▸ **MATERIAL**
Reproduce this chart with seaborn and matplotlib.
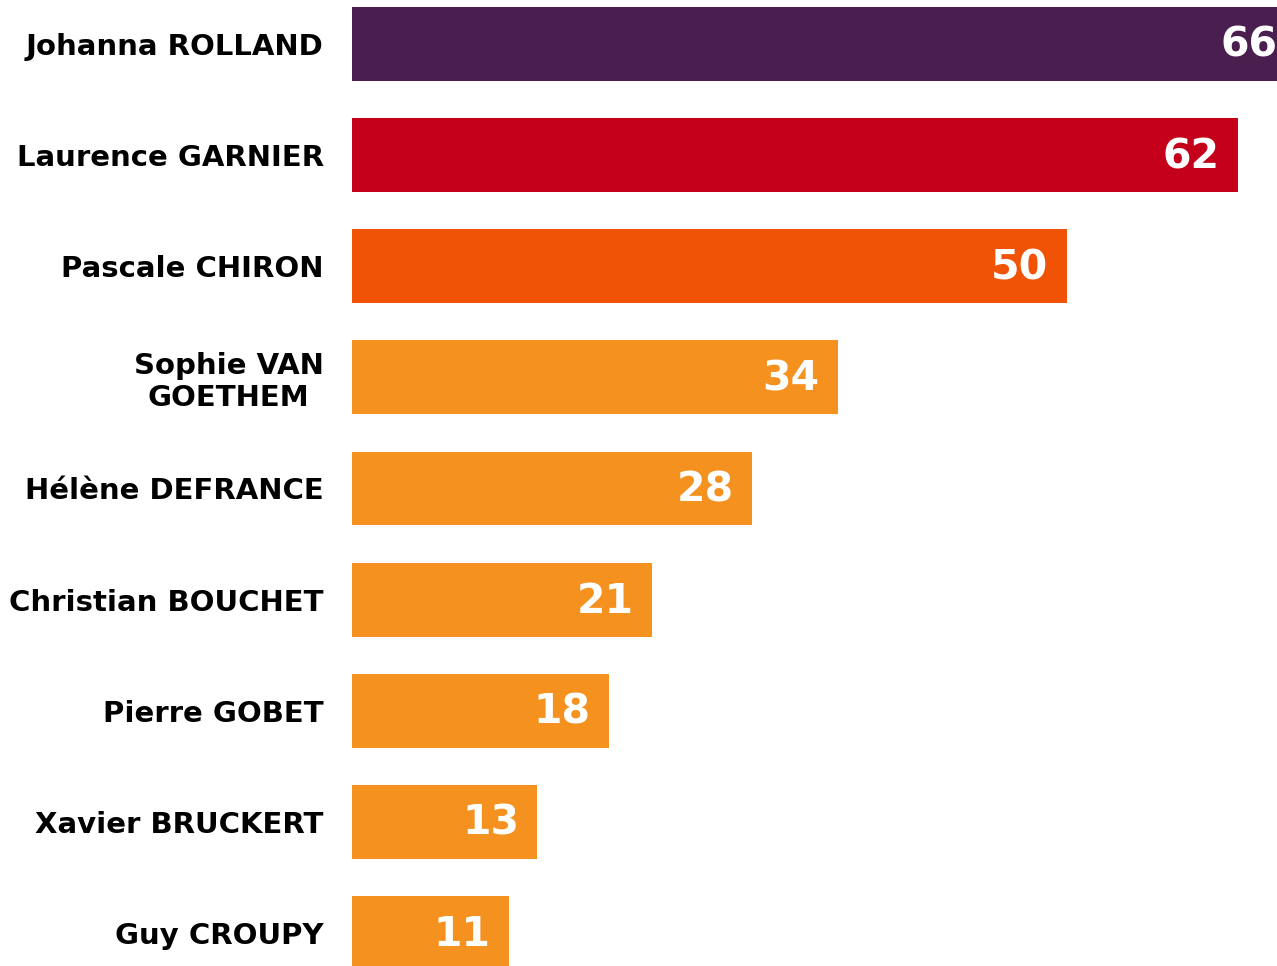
import matplotlib
matplotlib.use("Agg")
import matplotlib.pyplot as plt
import seaborn as sns
import pandas as pd

names = ["Johanna ROLLAND", "Laurence GARNIER", "Pascale CHIRON", "Sophie VAN\nGOETHEM",
         "Hélène DEFRANCE", "Christian BOUCHET", "Pierre GOBET", "Xavier BRUCKERT", "Guy CROUPY"]
values = [66, 62, 50, 34, 28, 21, 18, 13, 11]
colors = ["#4B1E50", "#C4001A", "#F05206", "#F5921F", "#F5921F", "#F5921F", "#F5921F", "#F5921F", "#F5921F"]

sns.set_theme(style="white")
plt.rcParams['font.family'] = ['DejaVu Sans']

df = pd.DataFrame({"name": names, "value": values})

fig = plt.figure(figsize=(12.77, 9.66), dpi=100)
ax = fig.add_axes([351.5 / 1277, 0, 1 - 351.5 / 1277, 1])

sns.barplot(data=df, x="value", y="name", hue="name", palette=colors, legend=False,
            orient="h", width=0.665, saturation=1, ax=ax, edgecolor="none", linewidth=0)

ax.set_xlim(0, (1277 - 351.5) / 14.3)
ax.set_ylim(len(names) - 1 + 0.297, -0.3955)

for i, v in enumerate(values):
    ax.annotate(str(v), xy=(v, i), xytext=(-18, -2), textcoords="offset pixels",
                ha="right", va="center", color="white", fontsize=29.5, fontweight="bold",
                annotation_clip=False)

ax.set_xlabel("")
ax.set_ylabel("")
ax.set_xticks([])
ax.tick_params(axis="y", length=0, pad=20)
ax.set_yticks(range(len(names)))
ax.set_yticklabels(names, fontsize=21, fontweight="bold", color="black",
                   multialignment="center", linespacing=1.15)
for s in ax.spines.values():
    s.set_visible(False)

fig.savefig("out.png", dpi=100)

▸ **WHAT THE TASK REQUIRES**
Copy each line exactly, and leave the pictures out of your copy.

▸ **WRITTEN SOLUTION**
Reproduce this chart with seaborn and matplotlib.
import matplotlib
matplotlib.use("Agg")
import matplotlib.pyplot as plt
import seaborn as sns
import pandas as pd

names = ["Johanna ROLLAND", "Laurence GARNIER", "Pascale CHIRON", "Sophie VAN\nGOETHEM",
         "Hélène DEFRANCE", "Christian BOUCHET", "Pierre GOBET", "Xavier BRUCKERT", "Guy CROUPY"]
values = [66, 62, 50, 34, 28, 21, 18, 13, 11]
colors = ["#4B1E50", "#C4001A", "#F05206", "#F5921F", "#F5921F", "#F5921F", "#F5921F", "#F5921F", "#F5921F"]

sns.set_theme(style="white")
plt.rcParams['font.family'] = ['DejaVu Sans']

df = pd.DataFrame({"name": names, "value": values})

fig = plt.figure(figsize=(12.77, 9.66), dpi=100)
ax = fig.add_axes([351.5 / 1277, 0, 1 - 351.5 / 1277, 1])

sns.barplot(data=df, x="value", y="name", hue="name", palette=colors, legend=False,
            orient="h", width=0.665, saturation=1, ax=ax, edgecolor="none", linewidth=0)

ax.set_xlim(0, (1277 - 351.5) / 14.3)
ax.set_ylim(len(names) - 1 + 0.297, -0.3955)

for i, v in enumerate(values):
    ax.annotate(str(v), xy=(v, i), xytext=(-18, -2), textcoords="offset pixels",
                ha="right", va="center", color="white", fontsize=29.5, fontweight="bold",
                annotation_clip=False)

ax.set_xlabel("")
ax.set_ylabel("")
ax.set_xticks([])
ax.tick_params(axis="y", length=0, pad=20)
ax.set_yticks(range(len(names)))
ax.set_yticklabels(names, fontsize=21, fontweight="bold", color="black",
                   multialignment="center", linespacing=1.15)
for s in ax.spines.values():
    s.set_visible(False)

fig.savefig("out.png", dpi=100)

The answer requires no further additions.